Solid kick motors like to be spinning when they fire to even out any
misalignment of the thrust direction, hence the spin table - although
the Star 48B also has a set of small hydrazine rockets to correct any
unwanted nutation. After the Star 48B burn, the payload had reached
escape velocity not only with respect to the Earth but also relative to
the Sun (The velocity was 16.2 km/s relative to the Earth
and I estimate an asymptotic velocity of 12.3 km/s, corresponding to
42.6 km/s relative to the Sun and leading to a heliocentric eccentricity
of around 1.05). New Horizons separated from the Star 48B at 19:44 UTC and
released two `yo-yo weights' on long wires; as NH spun around, the wires
unwound and then were released, taking angular momentum with them and
leaving the probe spinning much more slowly, around 5 rpm. NH now must
depend on its own propulsion system, four small 4.4N thrusters, to
adjust its course, with the first trajectory correction maneuvers coming
over the next several weeks.
New Horizons made its first pair of trajectory corrections, TCM-1A and
1B, on Jan 28 and 30, 2006; TCM-3 is scheduled for March.

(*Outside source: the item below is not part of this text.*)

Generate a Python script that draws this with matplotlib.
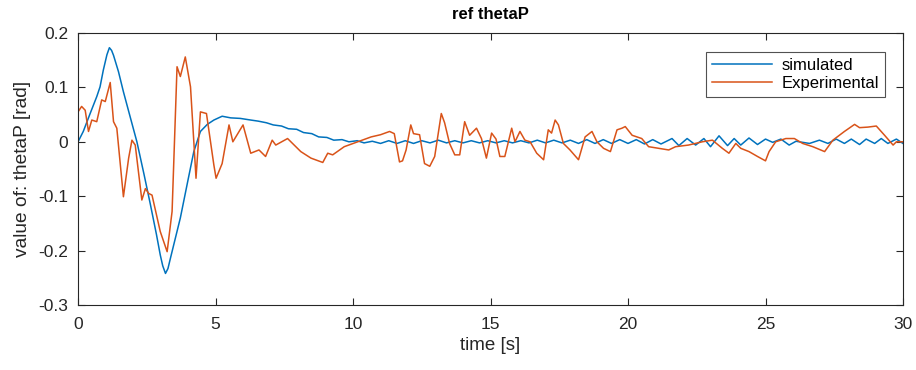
import matplotlib
matplotlib.use("Agg")
import matplotlib.pyplot as plt

# Simulated response (time [s], angle [rad])
sim_t = [0, 0.19, 0.44, 0.68, 0.8, 0.92, 1.05, 1.14, 1.22, 1.29, 1.47, 1.65, 1.9, 2.14, 2.4,
         2.63, 2.85, 2.99, 3.08, 3.18, 3.27, 3.36, 3.72, 4.0, 4.21, 4.45, 4.7, 4.94, 5.24,
         5.55, 5.9, 6.28,
         6.55, 6.85, 7.1, 7.4, 7.65, 7.95, 8.2, 8.5, 8.75, 9.05, 9.3, 9.6, 9.85, 10.15,
         10.4, 10.7, 11.0, 11.3, 11.6, 11.9, 12.2, 12.5, 12.8, 13.1, 13.4, 13.7, 14.0,
         14.3, 14.6, 14.9, 15.2, 15.5, 15.8, 16.1, 16.4, 16.7, 17.0, 17.3, 17.6, 17.9,
         18.2, 18.5, 18.8, 19.1, 19.4, 19.7, 20.0, 20.3, 20.6, 20.9, 21.2, 21.6, 21.85,
         22.15, 22.46, 22.76, 23.0, 23.31, 23.62, 23.86, 24.1, 24.4, 24.71, 25.0, 25.26,
         25.56, 25.86, 26.11, 26.35, 26.6, 26.96, 27.27, 27.57, 27.87, 28.12, 28.42,
         28.66, 28.97, 29.21, 29.45, 29.76, 30.0]
sim_v = [0, 0.019, 0.052, 0.083, 0.101, 0.132, 0.160, 0.173, 0.168, 0.159, 0.129, 0.092,
         0.045, 0.0, -0.06, -0.115, -0.17, -0.208, -0.228, -0.242, -0.233, -0.214, -0.14,
         -0.07, -0.018, 0.019, 0.032, 0.04, 0.047, 0.044, 0.043, 0.040,
         0.038, 0.035, 0.031, 0.029, 0.024, 0.023, 0.017, 0.015, 0.009, 0.008, 0.003,
         0.004, 0.000, 0.002,
         -0.002, 0.001, -0.003, 0.002, -0.003, 0.002, -0.003, 0.002, -0.002, 0.003,
         -0.002, 0.002, -0.002, 0.002, -0.002, 0.002, -0.002, 0.002, -0.002, 0.002,
         -0.002, 0.003, -0.002, 0.003, -0.002, 0.003, -0.003, 0.004, -0.003, 0.004,
         -0.003, 0.004, -0.003, 0.004, -0.004, 0.004, -0.004, 0.006, -0.007,
         0.006, -0.006, 0.006, -0.009, 0.011, -0.007, 0.006, -0.006, 0.007, -0.005,
         0.005, -0.001, 0.005, -0.006, 0.001, -0.001, -0.003, 0.003, -0.003, 0.005,
         -0.003, 0.005, -0.005, 0.005, -0.003, 0.006, -0.003, 0.005, -0.003]

# Experimental measurement (time [s], angle [rad])
exp_t = [0, 0.13, 0.26, 0.38, 0.5, 0.68, 0.86, 0.99, 1.17, 1.29, 1.41, 1.65, 1.84, 1.96,
         2.08, 2.32, 2.45, 2.57, 2.69, 2.99, 3.24, 3.42, 3.6, 3.72, 3.9, 4.09, 4.29, 4.45,
         4.67, 4.94, 5.02, 5.24, 5.49, 5.63, 6.0, 6.28, 6.58, 6.82, 7.06, 7.19, 7.62, 8.1,
         8.47, 8.9, 9.08, 9.26, 9.68, 10.17, 10.66, 11.0, 11.33, 11.5, 11.69, 11.8, 11.93,
         12.1, 12.2, 12.42, 12.6, 12.79, 12.97, 13.21, 13.33, 13.51, 13.7, 13.88, 14.06,
         14.24, 14.49, 14.67, 14.85, 15.04, 15.2, 15.34, 15.52, 15.77, 15.89, 16.07, 16.25,
         16.44, 16.68, 16.93, 17.1, 17.22, 17.35, 17.47, 17.65, 17.89, 18.2, 18.44, 18.69,
         18.87, 19.11, 19.36, 19.6, 19.78, 19.9, 20.15, 20.5, 20.75, 21.12, 21.48, 21.73,
         22.2, 22.7, 23.07, 23.43, 23.67, 23.92, 24.1, 24.4, 24.71, 25.0, 25.13, 25.37,
         25.74, 26.05, 26.35, 26.72, 27.15, 27.45, 27.87, 28.24, 28.42, 28.72, 29.03,
         29.33, 29.64, 29.76, 30.0]
exp_v = [0.055, 0.065, 0.058, 0.019, 0.04, 0.037, 0.077, 0.074, 0.109, 0.037, 0.025, -0.101,
         -0.03, 0.003, -0.006, -0.107, -0.086, -0.095, -0.098, -0.165, -0.202, -0.128,
         0.138, 0.12, 0.156, 0.101, -0.067, 0.055, 0.052, -0.043, -0.067, -0.04, 0.031,
         0.0, 0.031, -0.021, -0.015, -0.027, 0.003, -0.006, 0.006, -0.018, -0.03, -0.038,
         -0.021, -0.024, -0.009, 0.0, 0.009, 0.013, 0.019, 0.015, -0.037, -0.035, -0.015,
         0.031, 0.015, 0.013, -0.04, -0.045, -0.027, 0.052, 0.035, -0.003, -0.024, -0.024,
         0.037, 0.012, 0.025, 0.006, -0.03, 0.016, 0.005, -0.027, -0.027, 0.025, 0.0, 0.019,
         0.003, 0.0, -0.021, -0.033, 0.022, 0.016, 0.04, 0.031, -0.003, -0.015, -0.033,
         0.009, 0.019, 0.0, -0.012, -0.018, 0.022, 0.025, 0.028, 0.012, 0.006, -0.009,
         -0.012, -0.015, -0.009, -0.006, 0.0, 0.003, -0.012, -0.021, -0.003, -0.012,
         -0.018, -0.027, -0.035, -0.018, 0.0, 0.006, 0.006, -0.003, -0.009, -0.018, 0.003,
         0.019, 0.032, 0.026, 0.027, 0.029, 0.012, -0.006, 0.0, 0.0]

x_ticks = [0, 5, 10, 15, 20, 25, 30]
y_ticks = [-0.3, -0.2, -0.1, 0, 0.1, 0.2]
y_tick_labels = ["-0.3", "-0.2", "-0.1", "0", "0.1", "0.2"]

plt.rcParams["font.family"] = ["Liberation Sans", "DejaVu Sans"]
axis_color = "#262626"

fig = plt.figure(figsize=(9.16, 3.70), dpi=100)
ax = fig.add_axes([0.0852, 0.1757, 0.9006, 0.7351])

ax.plot(sim_t, sim_v, color="#0072BD", lw=1.1, label="simulated")
ax.plot(exp_t, exp_v, color="#D95319", lw=1.1, label="Experimental")

ax.set_xlim(0, 30)
ax.set_ylim(-0.3, 0.2)
ax.set_xticks(x_ticks)
ax.set_yticks(y_ticks)
ax.set_yticklabels(y_tick_labels)
ax.tick_params(direction="in", length=5, width=0.8, colors=axis_color,
               top=True, right=True, labelsize=12.5)
ax.tick_params(axis="x", pad=9)
ax.tick_params(axis="y", pad=7)
for s in ax.spines.values():
    s.set_color(axis_color)
    s.set_linewidth(0.8)

ax.set_title("ref thetaP", fontsize=12, fontweight="bold", color="black", pad=10)
ax.set_xlabel("time [s]", fontsize=13.5, color=axis_color, labelpad=3)
ax.set_ylabel("value of: thetaP [rad]", fontsize=13.8, color=axis_color, labelpad=5)

leg = ax.legend(loc="upper right", bbox_to_anchor=(0.978, 0.930), borderaxespad=0,
                fontsize=12, frameon=True, fancybox=False, edgecolor=axis_color,
                handlelength=3.6, borderpad=0.35, labelspacing=0.2, handletextpad=0.6)
leg.get_frame().set_linewidth(0.8)

fig.savefig("out.png", dpi=100)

NH is now in a solar escape orbit with a perihelion of 0.98 AU, an ecliptic
inclination of 0.87 deg and an eccentricity of 1.03. After the February
2007 Jupiter encounter it will have a perihelion of 2.2 AU, an
inclination of 2.3 deg and an eccentricity of 1.40. On 2015 Jul 14 the
probe passes Pluto, 1.1AU above the ecliptic plane and 32.9 AU from the
Sun. As seen from Earth, NH and Pluto will be near the star Xi Sgr.
New Horizons makes its closest approach to Jupiter on Feb 28, 2007
at 05:41 UTC, at a distance of 2.305 million km just outside the orbit of
Callisto; the inert Star 48 third stage of the New Horizons launch flies
past Jupiter at 2.8 million km at 0144 UTC the same day. New Horizons'
Centaur AV-010 second stage has been left far behind, meandering through
the asteroid belt 2.8 AU from the Sun.
On 2010 Jan 1 New Horizons is 15.5 AU from the Sun, between the orbits of Saturn and Uranus.
New Horizons flew past Pluto in 2015.
New Horizons was in Oct 2018 at 42.8 AU from the Sun and 70 million km from the Kuiper Belt object (486958) 2014 MU69 "Ultima Thule", which it will fly past on
2019 Jan 1. The object′s Hill sphere is probably about 79000 km in radius and the probe will take 3 hours to fly through it.
The New Horizons probe passed about 3500 km from the cold classical Kuiper Belt object 2014 MU69 at 0533 UTC on Jan 1, 2019; the encounter occured 43 astronomical
units (6.0 light hours) from the Sun. Early images show the body is a contact binary with a rotation period of 15 +/- 1 hours.